Soon Joseph had another dream, and again he told his brothers about it. “Listen, I have had another dream,” he said. “The sun, moon, and eleven stars bowed low before me!” Genesis 37:9 (NLT)

In today’s chapter, the book of Genesis takes up the story of Joseph who was Jacob’s son by Rachel. One of the stark contrasts we immediately see in the young Joseph is that he is a plain spoken truth teller born into a family system steeped in deception. Joseph had a dream and shared the dream with his brothers despite the ill-will and retribution it generated from his brothers. In this way, Joseph foreshadows the prophets who would also share God’s message through their dreams and visions and earn the ill-will and retribution of the nation.

Followers of Jesus are commanded to “speak the truth in love,” but I have come to appreciate the courage required to faithfully do so. Speaking truth often requires us to say what others do not want to hear. Doing it “in love” requires us to bless and be gracious with those who will respond to truth the way Joseph’s brothers did.

I have always struggled to balance my desire to be an obedient truth-teller with my personality of being a people pleaser. So often I err too far to one extreme or the other. When I speak truth I often harden myself so as to build up the courage to do so and it comes out as callous and angry. When I try to speak in love I often soften myself to the point that I conceal truth and avoid any potential unpleasantness it would generate. Once again, I find myself trying to find the point of tension between the two extremes. I hope as I get older I’m learning to get it right once in a while.

4 thoughts on “Balancing Truth and Love”

  1. Hey good job! You’ve picked up on the union between truth and love (see concordance for simultaneous mentions in the Psalms). These are linked more than we normally realize, and you are very right to teach on this! Thanks for sharing!
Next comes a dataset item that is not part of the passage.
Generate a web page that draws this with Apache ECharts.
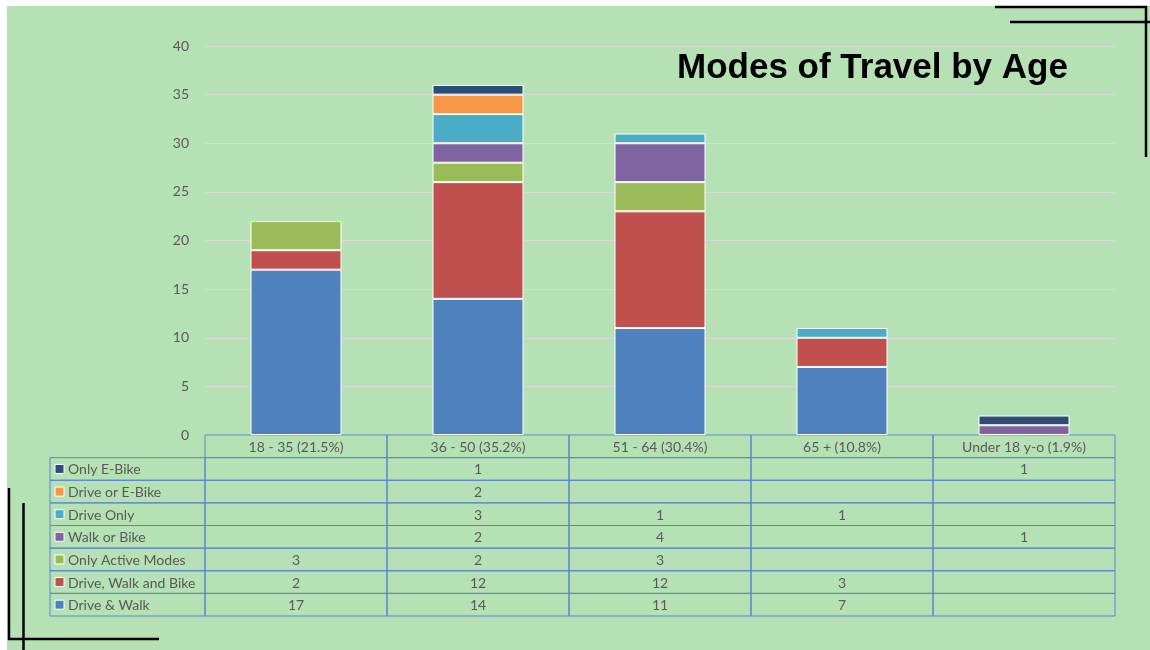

  2. Hey Tom – I find it interesting that as I approach 50 (gulp!) I find it easier to cut through the crap and tell the truth. BUT I have enough failures in my life that I limp – like Joseph’s dad Jacob – and have more compassion for my fellow strugglers than I used to when I was younger. I still sometimes open my mouth when it should stay shut and leave it shut when it should open. But like you, it’s getting better. We sure serve a patient God!